Answered by Tom, Hiring Expert at VF Corporation, on Monday, February 11, 2019
I think this is all relative, I work in a company that allows casual dress all the time and that includes the CEO on down. Interestingly, I actually have started getting offended when I'm asked to dress up, not at work, but at work-related functions like outside meetings/conferences, etc. Not suggesting I'm right in feeling that, but my opinion has certainly changed since working for 7+ years in financial services.
Bottom-line, I think what you need to keep in mind is the last line in the article you reference:
"But make sure to follow the "plus or minus one" rule for company dress. For example, if most people in the office wear button-up shirts, you might want to put on a blazer. If most people wear blazers, you might want to wear a suit. And so on."

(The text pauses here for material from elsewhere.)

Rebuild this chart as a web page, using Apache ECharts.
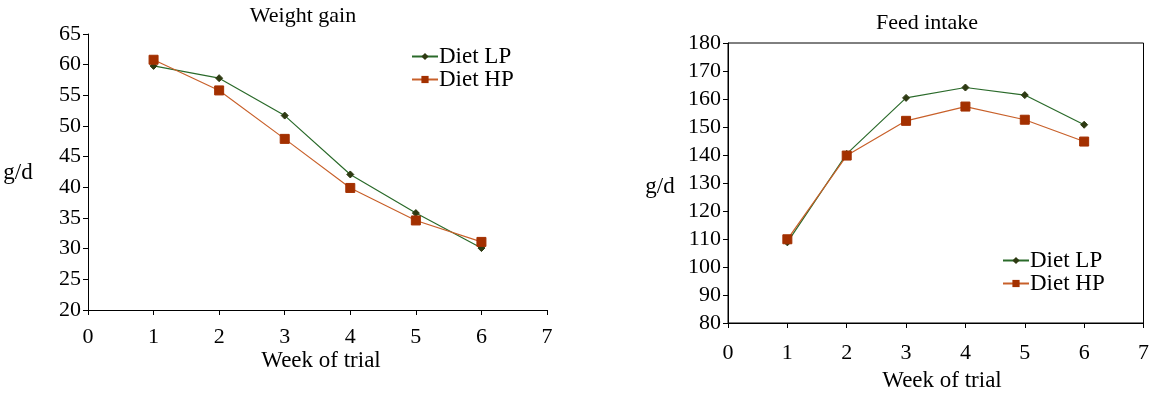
<!DOCTYPE html>
<html>
<head>
<meta charset="utf-8">
<script src="https://cdn.jsdelivr.net/npm/echarts@6/dist/echarts.min.js"></script>
<style>
  html, body { margin: 0; padding: 0; background: #fff; }
  #main { width: 1152px; height: 394px; }
</style>
</head>
<body>
<div id="main"></div>
<script>
var weeks = [1, 2, 3, 4, 5, 6];
var gainLP = [59.8, 57.8, 51.7, 42.1, 35.8, 30.1];
var gainHP = [60.8, 55.8, 47.9, 39.9, 34.6, 31.1];
var intakeLP = [108.8, 140.4, 160.4, 164.1, 161.4, 150.8];
var intakeHP = [109.9, 139.8, 152.2, 157.3, 152.6, 144.8];
var seriesNames = ['Diet LP', 'Diet HP'];

var FONT = '"Liberation Serif", "Times New Roman", serif';
var greenLine = '#2a6a2a', greenMark = '#2e3a12';
var orangeLine = '#c8602a', orangeMark = '#a33000';

function pairs(xs, ys) {
  return xs.map(function (x, i) { return [x, ys[i]]; });
}

function xAxisFor(gi, margin) {
  return {
    gridIndex: gi, type: 'value', min: 0, max: 7, interval: 1,
    axisLine: { lineStyle: { color: '#000', width: 1 } },
    axisTick: { show: true, inside: false, length: 5, lineStyle: { color: '#000' } },
    axisLabel: { color: '#000', fontFamily: FONT, fontSize: 22, margin: margin },
    splitLine: { show: false }
  };
}

function yAxisFor(gi, min, max, step) {
  return {
    gridIndex: gi, type: 'value', min: min, max: max, interval: step,
    axisLine: { show: true, lineStyle: { color: '#000', width: 1 } },
    axisTick: { show: true, inside: false, length: 5, lineStyle: { color: '#000' } },
    axisLabel: { color: '#000', fontFamily: FONT, fontSize: 22, margin: 7 },
    splitLine: { show: false }
  };
}

function lineSeries(name, gi, data, lc, mc, sym, size) {
  return {
    name: name, type: 'line', xAxisIndex: gi, yAxisIndex: gi,
    data: data, symbol: sym, symbolSize: size, showSymbol: true,
    lineStyle: { color: lc, width: 1.2 },
    itemStyle: { color: mc, borderColor: mc },
    animation: false
  };
}

function label(x, y, text, size) {
  return {
    type: 'text', x: x, y: y,
    style: { text: text, fill: '#000', font: size + 'px ' + FONT, align: 'center', verticalAlign: 'middle' }
  };
}

var chart = echarts.init(document.getElementById('main'));
chart.setOption({
  backgroundColor: '#fff',
  animation: false,
  grid: [
    { left: 88, top: 34, width: 459, height: 276 },
    { left: 728, top: 43, width: 416, height: 280, show: true, borderColor: '#000', borderWidth: 1, backgroundColor: 'transparent' }
  ],
  xAxis: [xAxisFor(0, 16), xAxisFor(1, 19)],
  yAxis: [yAxisFor(0, 20, 65, 5), yAxisFor(1, 80, 180, 10)],
  legend: [
    {
      data: seriesNames.map(function (n) { return { name: n }; }),
      orient: 'vertical', left: 406, top: 40, itemGap: 0,
      itemWidth: 26, itemHeight: 9,
      textStyle: { color: '#000', fontFamily: FONT, fontSize: 23, padding: [0, 0, 0, -4] },
      selectedMode: false
    },
    {
      data: seriesNames.map(function (n) { return { name: n + ' ' }; }),
      orient: 'vertical', left: 997, top: 244, itemGap: 0,
      itemWidth: 26, itemHeight: 9,
      textStyle: { color: '#000', fontFamily: FONT, fontSize: 23, padding: [0, 0, 0, -4] },
      selectedMode: false
    }
  ],
  series: [
    lineSeries(seriesNames[0], 0, pairs(weeks, gainLP), greenLine, greenMark, 'diamond', 7),
    lineSeries(seriesNames[1], 0, pairs(weeks, gainHP), orangeLine, orangeMark, 'rect', 9),
    lineSeries(seriesNames[0] + ' ', 1, pairs(weeks, intakeLP), greenLine, greenMark, 'diamond', 7),
    lineSeries(seriesNames[1] + ' ', 1, pairs(weeks, intakeHP), orangeLine, orangeMark, 'rect', 9)
  ],
  graphic: [
    label(303, 16, 'Weight gain', 22),
    label(927, 23, 'Feed intake', 22),
    label(18, 173, 'g/d', 23),
    label(660, 187, 'g/d', 23),
    label(321, 361, 'Week of trial', 23),
    label(942, 381, 'Week of trial', 23)
  ]
});
</script>
</body>
</html>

If you came to work in my company wearing a suit and tie all the time, it might be viewed negatively as it is so far away from the norm. That is not to say you have to conform either. We embrace a movement at my company called "free to be", so nothing prevents you from that suit and tie, but it would be viewed as just another personal style choice, no different than the person in a T-shirt and jeans vs. a confidence or dress for success play.
That said, at previous employers, it made a difference and it really doesn't matter what other employers are doing only the one that you are at right now, so if you feel comfortable and confident dressing up, do it! You can't please everybody all the time!